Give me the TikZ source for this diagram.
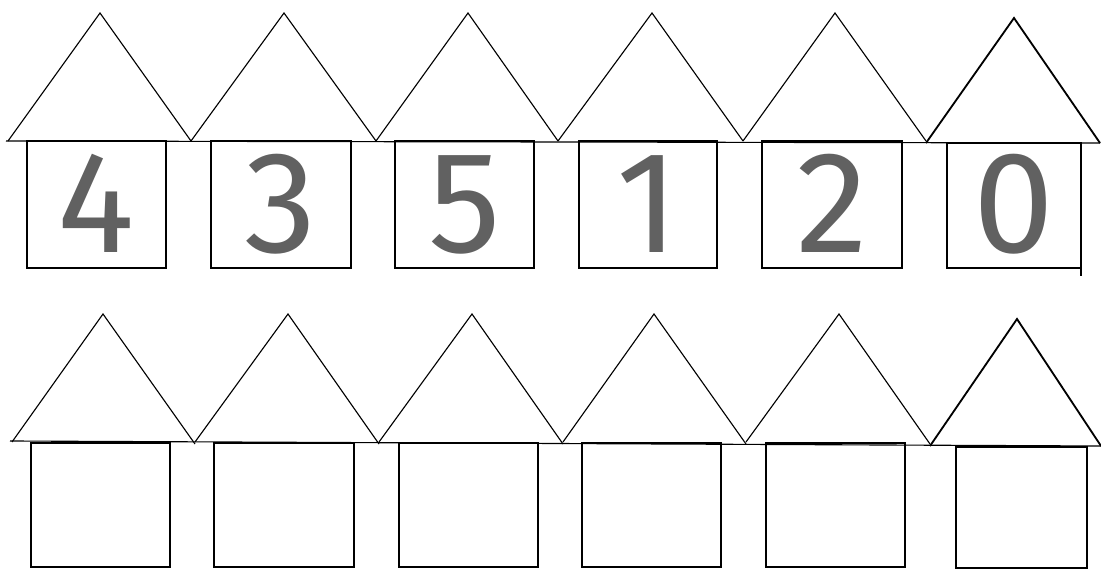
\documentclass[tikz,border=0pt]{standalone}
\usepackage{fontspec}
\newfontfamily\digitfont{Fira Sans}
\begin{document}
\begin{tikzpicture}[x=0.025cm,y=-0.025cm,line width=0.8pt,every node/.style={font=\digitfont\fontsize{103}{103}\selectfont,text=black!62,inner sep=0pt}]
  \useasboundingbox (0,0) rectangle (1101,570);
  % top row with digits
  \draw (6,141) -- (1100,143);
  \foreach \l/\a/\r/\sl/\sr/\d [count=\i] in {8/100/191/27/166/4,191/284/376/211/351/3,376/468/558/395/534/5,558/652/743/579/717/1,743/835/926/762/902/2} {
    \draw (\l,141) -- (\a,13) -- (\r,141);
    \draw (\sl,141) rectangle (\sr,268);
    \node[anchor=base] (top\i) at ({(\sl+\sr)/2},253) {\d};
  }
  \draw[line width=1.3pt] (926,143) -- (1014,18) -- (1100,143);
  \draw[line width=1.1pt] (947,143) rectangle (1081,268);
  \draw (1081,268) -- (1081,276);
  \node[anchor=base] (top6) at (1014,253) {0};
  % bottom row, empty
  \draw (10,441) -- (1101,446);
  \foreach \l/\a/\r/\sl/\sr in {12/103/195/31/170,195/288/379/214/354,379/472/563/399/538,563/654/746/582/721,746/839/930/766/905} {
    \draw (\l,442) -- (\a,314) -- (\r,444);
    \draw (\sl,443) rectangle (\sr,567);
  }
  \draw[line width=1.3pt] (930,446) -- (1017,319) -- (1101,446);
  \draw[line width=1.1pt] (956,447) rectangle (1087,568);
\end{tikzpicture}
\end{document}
■ ■ ■
**What you will do:** Transcribe the material exactly, and leave out whatever pictures it holds.

**Result of the exercise:**
Give me the TikZ source for this diagram.
\documentclass[tikz,border=0pt]{standalone}
\usepackage{fontspec}
\newfontfamily\digitfont{Fira Sans}
\begin{document}
\begin{tikzpicture}[x=0.025cm,y=-0.025cm,line width=0.8pt,every node/.style={font=\digitfont\fontsize{103}{103}\selectfont,text=black!62,inner sep=0pt}]
  \useasboundingbox (0,0) rectangle (1101,570);
  % top row with digits
  \draw (6,141) -- (1100,143);
  \foreach \l/\a/\r/\sl/\sr/\d [count=\i] in {8/100/191/27/166/4,191/284/376/211/351/3,376/468/558/395/534/5,558/652/743/579/717/1,743/835/926/762/902/2} {
    \draw (\l,141) -- (\a,13) -- (\r,141);
    \draw (\sl,141) rectangle (\sr,268);
    \node[anchor=base] (top\i) at ({(\sl+\sr)/2},253) {\d};
  }
  \draw[line width=1.3pt] (926,143) -- (1014,18) -- (1100,143);
  \draw[line width=1.1pt] (947,143) rectangle (1081,268);
  \draw (1081,268) -- (1081,276);
  \node[anchor=base] (top6) at (1014,253) {0};
  % bottom row, empty
  \draw (10,441) -- (1101,446);
  \foreach \l/\a/\r/\sl/\sr in {12/103/195/31/170,195/288/379/214/354,379/472/563/399/538,563/654/746/582/721,746/839/930/766/905} {
    \draw (\l,442) -- (\a,314) -- (\r,444);
    \draw (\sl,443) rectangle (\sr,567);
  }
  \draw[line width=1.3pt] (930,446) -- (1017,319) -- (1101,446);
  \draw[line width=1.1pt] (956,447) rectangle (1087,568);
\end{tikzpicture}
\end{document}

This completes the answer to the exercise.